O’Connell notes that series’ writers have picked up on that aspect of the character and plan to explore it further.

Another parallel between the series and real life is the close relationship between the four Sliders.

“We are very close.”

O’Connell recalls a time during November of the second season that illustrates this closeness. The American members of the cast were feeling homesick. For them, it was getting close to Thanksgiving. John Rhys-Davies, seeing how depressed the others were, invited them over to his place for dinner. When they arrived, O’Connell said, waiting for them was an 11-kilogram turkey which Rhys-Davies had cooked and readied for carving.

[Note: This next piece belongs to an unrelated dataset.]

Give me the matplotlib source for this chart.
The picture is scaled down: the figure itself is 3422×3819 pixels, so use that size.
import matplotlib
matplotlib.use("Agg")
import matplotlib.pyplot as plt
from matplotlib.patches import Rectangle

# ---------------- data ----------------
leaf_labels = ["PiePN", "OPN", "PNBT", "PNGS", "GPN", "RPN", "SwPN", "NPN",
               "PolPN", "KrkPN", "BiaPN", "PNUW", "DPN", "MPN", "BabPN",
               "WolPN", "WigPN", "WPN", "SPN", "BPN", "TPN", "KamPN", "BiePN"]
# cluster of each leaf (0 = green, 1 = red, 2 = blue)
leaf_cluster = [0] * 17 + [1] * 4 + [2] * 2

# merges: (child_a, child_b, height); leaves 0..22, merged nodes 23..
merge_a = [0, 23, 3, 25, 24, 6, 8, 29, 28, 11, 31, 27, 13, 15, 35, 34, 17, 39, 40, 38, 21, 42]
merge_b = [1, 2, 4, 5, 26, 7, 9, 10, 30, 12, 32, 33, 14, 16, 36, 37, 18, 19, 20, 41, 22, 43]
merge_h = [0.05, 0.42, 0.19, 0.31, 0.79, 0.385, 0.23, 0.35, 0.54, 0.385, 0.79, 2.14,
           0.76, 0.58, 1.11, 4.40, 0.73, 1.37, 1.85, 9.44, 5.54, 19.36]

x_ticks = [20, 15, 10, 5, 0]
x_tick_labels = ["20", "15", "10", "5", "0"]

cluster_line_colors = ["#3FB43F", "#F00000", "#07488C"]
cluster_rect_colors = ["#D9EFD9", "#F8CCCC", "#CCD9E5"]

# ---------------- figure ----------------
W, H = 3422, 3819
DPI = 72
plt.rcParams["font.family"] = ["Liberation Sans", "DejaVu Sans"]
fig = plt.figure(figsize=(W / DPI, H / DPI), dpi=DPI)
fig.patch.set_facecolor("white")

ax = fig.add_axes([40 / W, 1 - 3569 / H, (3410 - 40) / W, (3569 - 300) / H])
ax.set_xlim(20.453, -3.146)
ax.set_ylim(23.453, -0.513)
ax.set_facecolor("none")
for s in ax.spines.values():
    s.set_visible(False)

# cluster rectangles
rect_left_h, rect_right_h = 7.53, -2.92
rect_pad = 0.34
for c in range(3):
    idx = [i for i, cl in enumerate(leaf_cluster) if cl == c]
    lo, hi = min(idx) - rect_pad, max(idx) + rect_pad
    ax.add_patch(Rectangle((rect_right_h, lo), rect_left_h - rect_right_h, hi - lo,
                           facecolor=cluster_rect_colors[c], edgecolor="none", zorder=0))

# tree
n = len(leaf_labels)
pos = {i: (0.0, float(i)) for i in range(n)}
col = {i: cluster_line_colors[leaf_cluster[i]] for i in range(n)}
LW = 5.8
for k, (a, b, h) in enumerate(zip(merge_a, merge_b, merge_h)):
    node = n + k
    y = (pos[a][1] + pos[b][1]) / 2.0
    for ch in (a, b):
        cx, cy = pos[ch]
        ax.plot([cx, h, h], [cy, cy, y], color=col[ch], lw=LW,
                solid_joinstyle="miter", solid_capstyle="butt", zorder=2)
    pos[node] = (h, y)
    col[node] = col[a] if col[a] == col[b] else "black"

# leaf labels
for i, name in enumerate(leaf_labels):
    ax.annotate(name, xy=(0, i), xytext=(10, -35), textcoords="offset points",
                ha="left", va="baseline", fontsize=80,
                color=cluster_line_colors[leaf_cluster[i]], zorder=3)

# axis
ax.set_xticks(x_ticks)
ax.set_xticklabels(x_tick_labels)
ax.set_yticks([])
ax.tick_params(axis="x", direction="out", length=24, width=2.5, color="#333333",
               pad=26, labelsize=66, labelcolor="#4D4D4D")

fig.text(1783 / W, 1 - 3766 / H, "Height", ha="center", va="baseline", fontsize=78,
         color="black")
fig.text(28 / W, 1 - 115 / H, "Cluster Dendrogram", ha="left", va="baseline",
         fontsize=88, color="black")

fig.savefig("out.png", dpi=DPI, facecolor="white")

“It was totally unexpected,” O’Connell said. “We are like a newly-formed family. We’ve been together so long (as character and as people) that it’s a good time. We’re constantly joking around. It’s a party on the set.”

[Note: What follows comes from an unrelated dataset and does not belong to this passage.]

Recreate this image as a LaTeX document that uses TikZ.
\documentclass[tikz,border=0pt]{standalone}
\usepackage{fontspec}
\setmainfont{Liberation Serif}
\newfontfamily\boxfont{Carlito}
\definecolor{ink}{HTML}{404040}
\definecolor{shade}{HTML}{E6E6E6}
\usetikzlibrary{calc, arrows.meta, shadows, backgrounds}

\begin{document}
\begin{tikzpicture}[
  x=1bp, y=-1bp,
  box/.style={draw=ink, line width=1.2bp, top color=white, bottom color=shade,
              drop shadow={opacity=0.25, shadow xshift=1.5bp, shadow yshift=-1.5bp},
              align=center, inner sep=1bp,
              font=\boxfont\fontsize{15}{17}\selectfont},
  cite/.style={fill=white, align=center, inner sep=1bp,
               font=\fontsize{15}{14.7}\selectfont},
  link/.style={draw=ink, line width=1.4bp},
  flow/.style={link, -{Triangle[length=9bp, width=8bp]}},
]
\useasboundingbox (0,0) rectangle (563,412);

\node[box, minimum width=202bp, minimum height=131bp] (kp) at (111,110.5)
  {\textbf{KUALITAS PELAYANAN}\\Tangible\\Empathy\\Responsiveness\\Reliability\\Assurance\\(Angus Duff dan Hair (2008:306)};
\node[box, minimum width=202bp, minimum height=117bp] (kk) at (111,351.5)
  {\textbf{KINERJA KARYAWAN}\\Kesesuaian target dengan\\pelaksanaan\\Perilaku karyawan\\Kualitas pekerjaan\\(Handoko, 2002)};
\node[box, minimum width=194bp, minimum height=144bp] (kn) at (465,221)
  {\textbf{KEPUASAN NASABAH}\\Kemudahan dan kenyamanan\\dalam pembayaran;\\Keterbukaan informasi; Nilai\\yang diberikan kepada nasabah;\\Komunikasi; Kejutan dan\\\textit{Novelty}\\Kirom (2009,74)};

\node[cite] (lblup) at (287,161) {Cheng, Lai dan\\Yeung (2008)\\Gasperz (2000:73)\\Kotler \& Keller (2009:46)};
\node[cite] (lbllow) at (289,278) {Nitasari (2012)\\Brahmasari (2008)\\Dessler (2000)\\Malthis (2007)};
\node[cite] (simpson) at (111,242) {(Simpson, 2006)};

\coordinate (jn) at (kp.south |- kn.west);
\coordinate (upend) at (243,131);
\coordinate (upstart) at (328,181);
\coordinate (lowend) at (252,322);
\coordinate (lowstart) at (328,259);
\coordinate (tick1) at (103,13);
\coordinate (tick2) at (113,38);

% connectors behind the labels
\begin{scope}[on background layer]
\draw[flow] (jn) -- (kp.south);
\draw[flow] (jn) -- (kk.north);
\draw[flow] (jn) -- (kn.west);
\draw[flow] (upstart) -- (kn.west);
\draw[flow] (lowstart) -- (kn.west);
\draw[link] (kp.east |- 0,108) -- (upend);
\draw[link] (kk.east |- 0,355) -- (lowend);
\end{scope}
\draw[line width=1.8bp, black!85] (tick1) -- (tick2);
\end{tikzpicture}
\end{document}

Whether in Vancouver or Los Angeles, the time involved in shooting a Sliders episode remains the same.

O’Connell and the rest of the cast go through about 10 pages worth of script per day over a seven-day shooting schedule for each episode. By comparison, work on a movie project like Jerry Maguire moves at a snail’s pace with perhaps two pages of script shot in a day.

“It (Maguire‘s schedule) is really nice and relaxing and you get to work out all the kinks and nuances.”

But O’Connell also enjoys the pressure that episodic television demands.

“I really like the pace.”

He’s also looking forward to more opportunities to exercise his directing skills which was always one of his goals in film school.

Away from the camera, he’s also stretched his creative skills by scripting an issue of the Sliders comic book — an exercise he described as “like writing a little film/” He considered and planned particular scenes for each panel of art, worked out the dialogue and dealt with other facets of comic book storytelling. He found many similarities in the creative effort behind writing, acting and directing.

While he won’t rule out the possibility of perhaps trying his hand again at writing, O’Connell figures that for now he’ll focus more on further honing his acting skills and broadening his directing résumé.

Whether he makes the trek back north or not, either as a guest or a featured player in a Vancouver-or-Toronto-based series, O’Connell is quite happy to continue growing old for awhile longer as Quinn Mallory — just as long as there are new and interesting worlds to see.

“It’s impossible to get bored on Sliders,” he added.